» **Work to do**
Leave out the pictures, and write out exactly the lines from the beginning of the material to the line holding "0.942, 0.880, 0.788, 0.685, 0.616, 0.421, 0.161, 0.0]", that line included, and nothing else.

● ● ● ● ● ● ●

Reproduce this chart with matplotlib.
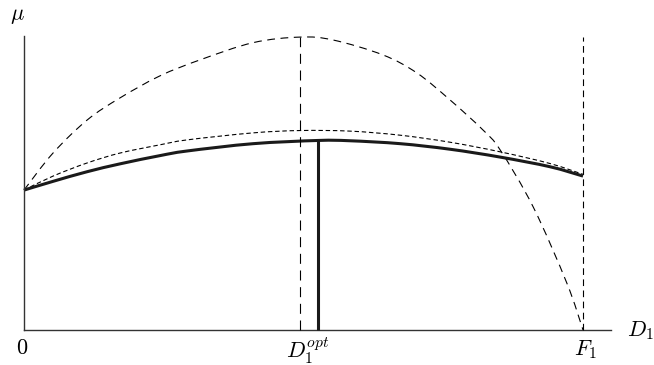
import matplotlib
matplotlib.use("Agg")
import matplotlib.pyplot as plt
from matplotlib.path import Path
from matplotlib.patches import PathPatch

plt.rcParams['mathtext.fontset'] = 'cm'
plt.rcParams['font.family'] = 'serif'
plt.rcParams['font.serif'] = ['DejaVu Serif']

# D1 measured in units of F1, mu normalised to the peak of the outer curve
d_outer = [0.0, 0.052, 0.113, 0.172, 0.243, 0.315, 0.410, 0.494, 0.553,
           0.642, 0.703, 0.762, 0.821, 0.852, 0.911, 0.971, 1.0]
mu_outer = [0.479, 0.606, 0.719, 0.795, 0.870, 0.925, 0.984, 1.003, 0.993,
            0.942, 0.880, 0.788, 0.685, 0.616, 0.421, 0.161, 0.0]

d_upper = [0.0, 0.052, 0.113, 0.172, 0.243, 0.292, 0.410, 0.494, 0.583,
           0.673, 0.762, 0.852, 0.941, 1.0]
mu_upper = [0.479, 0.527, 0.572, 0.606, 0.634, 0.651, 0.675, 0.683, 0.681,
            0.667, 0.643, 0.610, 0.570, 0.533]

d_mu = [0.0, 0.052, 0.113, 0.172, 0.243, 0.292, 0.410, 0.526, 0.583,
        0.673, 0.762, 0.852, 0.941, 1.0]
mu = [0.479, 0.509, 0.542, 0.569, 0.597, 0.613, 0.638, 0.649, 0.648,
      0.638, 0.619, 0.592, 0.559, 0.527]

d_peak = 0.494     # top of the outer curve
d_opt = 0.526      # maximiser of mu
F1 = 1.0


def smooth_path(xs, ys):
    # cubic bezier segments through the points (catmull-rom tangents)
    pts = list(zip(xs, ys))
    n = len(pts)
    verts = [pts[0]]
    codes = [Path.MOVETO]
    for i in range(n - 1):
        p0 = pts[max(i - 1, 0)]
        p1 = pts[i]
        p2 = pts[i + 1]
        p3 = pts[min(i + 2, n - 1)]
        c1 = (p1[0] + (p2[0] - p0[0]) / 6, p1[1] + (p2[1] - p0[1]) / 6)
        c2 = (p2[0] - (p3[0] - p1[0]) / 6, p2[1] - (p3[1] - p1[1]) / 6)
        verts += [c1, c2, p2]
        codes += [Path.CURVE4] * 3
    return Path(verts, codes)


fig = plt.figure(figsize=(6.54, 3.65), dpi=100)
ax = fig.add_axes([0, 0, 1, 1])
ax.set_xlim(-0.0429, 1.127)
ax.set_ylim(-0.1199, 1.130)
ax.axis('off')

# axes
ax.plot([0, 0], [0, 1.007], color='#333333', lw=1.0)
ax.plot([0, 1.05], [0, 0], color='#333333', lw=1.0)

ax.add_patch(PathPatch(smooth_path(d_outer, mu_outer), fill=False,
                       edgecolor='black', lw=0.8, linestyle=(0, (7, 5))))
ax.add_patch(PathPatch(smooth_path(d_upper, mu_upper), fill=False,
                       edgecolor='black', lw=0.8, linestyle=(0, (4, 2.5))))
ax.add_patch(PathPatch(smooth_path(d_mu, mu), fill=False,
                       edgecolor='#1a1a1a', lw=2.2, capstyle='butt'))

ax.plot([d_peak, d_peak], [0, max(mu_outer)], color='black', lw=0.8, dashes=(9, 6))
ax.plot([F1, F1], [0, 1.003], color='black', lw=0.8, dashes=(6, 4))
ax.plot([d_opt, d_opt], [0, max(mu)], color='#1a1a1a', lw=2.2, solid_capstyle='butt')

ax.text(-0.011, 1.079, r'$\mu$', fontsize=16, ha='center', va='center')
ax.text(-0.004, -0.062, r'$0$', fontsize=16, ha='center', va='center')
ax.text(0.508, -0.070, r'$D_1^{opt}$', fontsize=16, ha='center', va='center')
ax.text(1.004, -0.068, r'$F_1$', fontsize=16, ha='center', va='center')
ax.text(1.102, -0.003, r'$D_1$', fontsize=16, ha='center', va='center')

fig.savefig('out.png', dpi=100)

● ● ● ● ● ● ●

» **Response to the task**
Reproduce this chart with matplotlib.
import matplotlib
matplotlib.use("Agg")
import matplotlib.pyplot as plt
from matplotlib.path import Path
from matplotlib.patches import PathPatch

plt.rcParams['mathtext.fontset'] = 'cm'
plt.rcParams['font.family'] = 'serif'
plt.rcParams['font.serif'] = ['DejaVu Serif']

# D1 measured in units of F1, mu normalised to the peak of the outer curve
d_outer = [0.0, 0.052, 0.113, 0.172, 0.243, 0.315, 0.410, 0.494, 0.553,
           0.642, 0.703, 0.762, 0.821, 0.852, 0.911, 0.971, 1.0]
mu_outer = [0.479, 0.606, 0.719, 0.795, 0.870, 0.925, 0.984, 1.003, 0.993,
            0.942, 0.880, 0.788, 0.685, 0.616, 0.421, 0.161, 0.0]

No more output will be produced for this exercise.